I recently got to thinking about freelancing, why I and others do it, and what it means for cities like Detroit. An article on Business Week’s website titled, Beware the Freelance Economy, discusses a recent trend in this country in which the share of business with no employees (freelance) has increased relative to traditional employee businesses. The author contends that freelance businesses do not increase employment, nor create wealth. Furthermore the author believes that, “…people would be more productive in this part-time work if they did it as employees who were part of a bigger organization that could achieve scale economies…” He finishes up with a bit of a warning, and a general question as to why this trend is occurring.
Having been a full time freelancer, or self-employed individual as I liked to call it, for almost five years, and now a part time freelancer, I feel like responding to some of the points made in the article. I also think I have a pretty good answer for why this trend, that the author finds so troubling, is occurring. Being a fairly typical Gen Xer, I saw the Boomer Generation as missing out on so many important parts of life. I lacked direction, and questioned everything. The answer, “because that’s life…” or whatever, didn’t quite cut it for me. I saw a lot of, unnecessary in my mind, stress, and anger in the generation ahead of me as they strove for middle and upper management positions at large corporations that ultimately failed to offer the promised stability or loyalty that their employees seemed to give them.
This appeared to be the American Dream. Work 60 plus hours at a company that saw you as disposable, so you could own a couple of cars and a house in the suburbs. Along with that came dedicating your life to a corporate entity that often became more important than family, hours waiting in rush hour traffic, and generally mind numbing and unrewarding work. Like so many others though, as much as I despised the large corporate workplace, I found the need to make a decent living, have health insurance, and a desire to save some money for later in life. Working in bike shops, and the like wasn’t cutting it. After college graduation I bounced between “real” jobs like accounting, and fun jobs like working in bike shops. The real jobs left me feeling unfulfilled. I worked hard at them, and was often recognized by my employers as a top employee, yet they did little for my soul. Working in the bike shop, on the other hand, allowed me to introduce people to an activity that could become a meaningful part of their lives. Often times the relationship between customers and employees turned into long term friendships in ways they rarely did in my “real” jobs.
During the almost five years of self-employment, I experienced unprecedented self motivation, and dedication to my work. Ownership, it turned out, was very important to me, as was actually being interested in what I did all day…every day. Furthermore the feeling of control, and the escape of the high school mentality of my “real” jobs, where employers cared more about when I came and went and less about what I actually accomplished, was rather nice. Self employment comes with it’s own set of headaches, but what job or career doesn’t?

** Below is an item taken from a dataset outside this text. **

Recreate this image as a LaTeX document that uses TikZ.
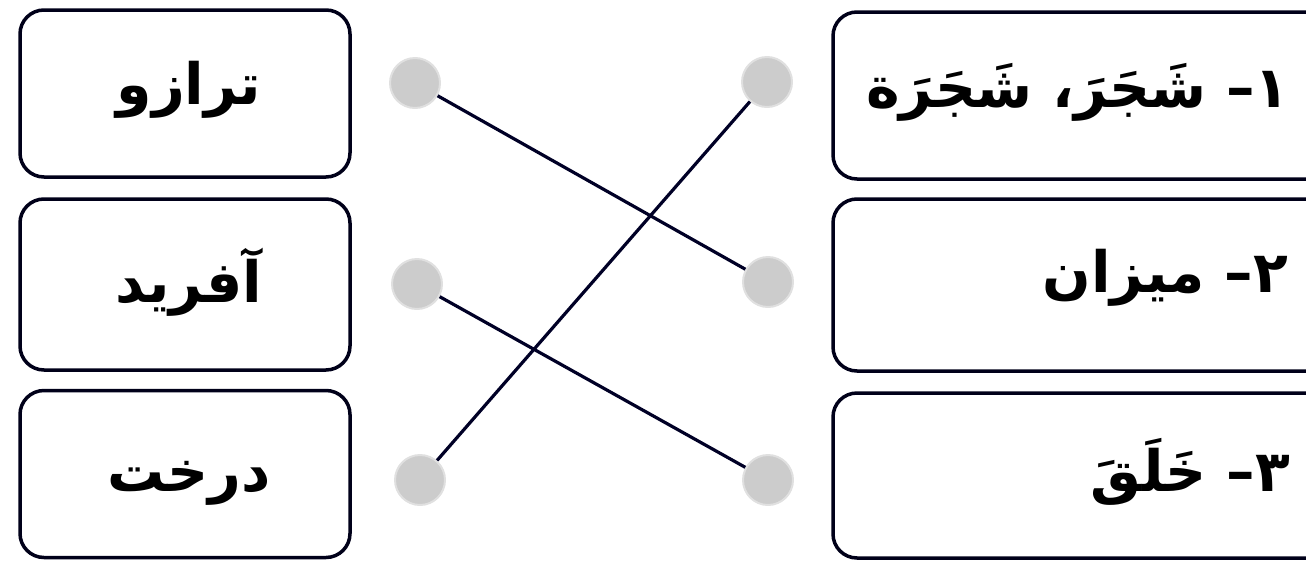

Now, almost everyone I know is self-employed or a part time freelancer. We all do multiple things with our lives. Dedication to the big corporation isn’t as appealing, doesn’t seem to offer what it used to, and certainly isn’t the end all, be all of most people’s lives. Personal growth and satisfaction seem to be as important as money these days. And while a part time job at Starbucks may (this is arguable) contribute more to wealth and job creation than freelancing, it may not contribute more to self-fulfillment and personal growth. While the author, Scott Shane, may be a professor of entrepreneurial studies, most freelancers couldn’t care less about the National implications of their side businesses. They do it because they want to. They do it because they need to. And this is as it should be. As a country we should embrace this. If someone feels motivated enough to do work on the side, it should be encouraged. My freelancing earns me more money to me than a second job would, and employs me just as much. The additional money earned is put back into the economy when I go out to eat, go on vacation, or by a new bicycle. It’s money that wouldn’t have been spent with out the side work. And more importantly it’s fed my need for personally satisfying work, and has led to other career opportunities that I would not have had otherwise.
Finally, what does freelancing mean to cities like Detroit? And why should cities like Detroit embrace freelancing and self-employment? While most freelance work may never lead directly to larger, job producing companies, some will. Connections will be made, networks will grow, and the area can benefit directly from them. Portland, Oregon, is an example of a city that has, for many years, attracted freelancers, and many companies have been started by the self-employed joining together. Detroit currently has a low cost of living, allowing for freelancers to keep a low overhead while building their business. Most will never amount to more than that, but even if a few do, it will contribute to health of the economy and the reputation of the area. A good reputation for entrepreneurship, self-employment, and creativity will attract more of the same. The alternative is always relying on someone else to provide for employment opportunities. And as it stands right now, nobody seems to be stepping in to fill that need.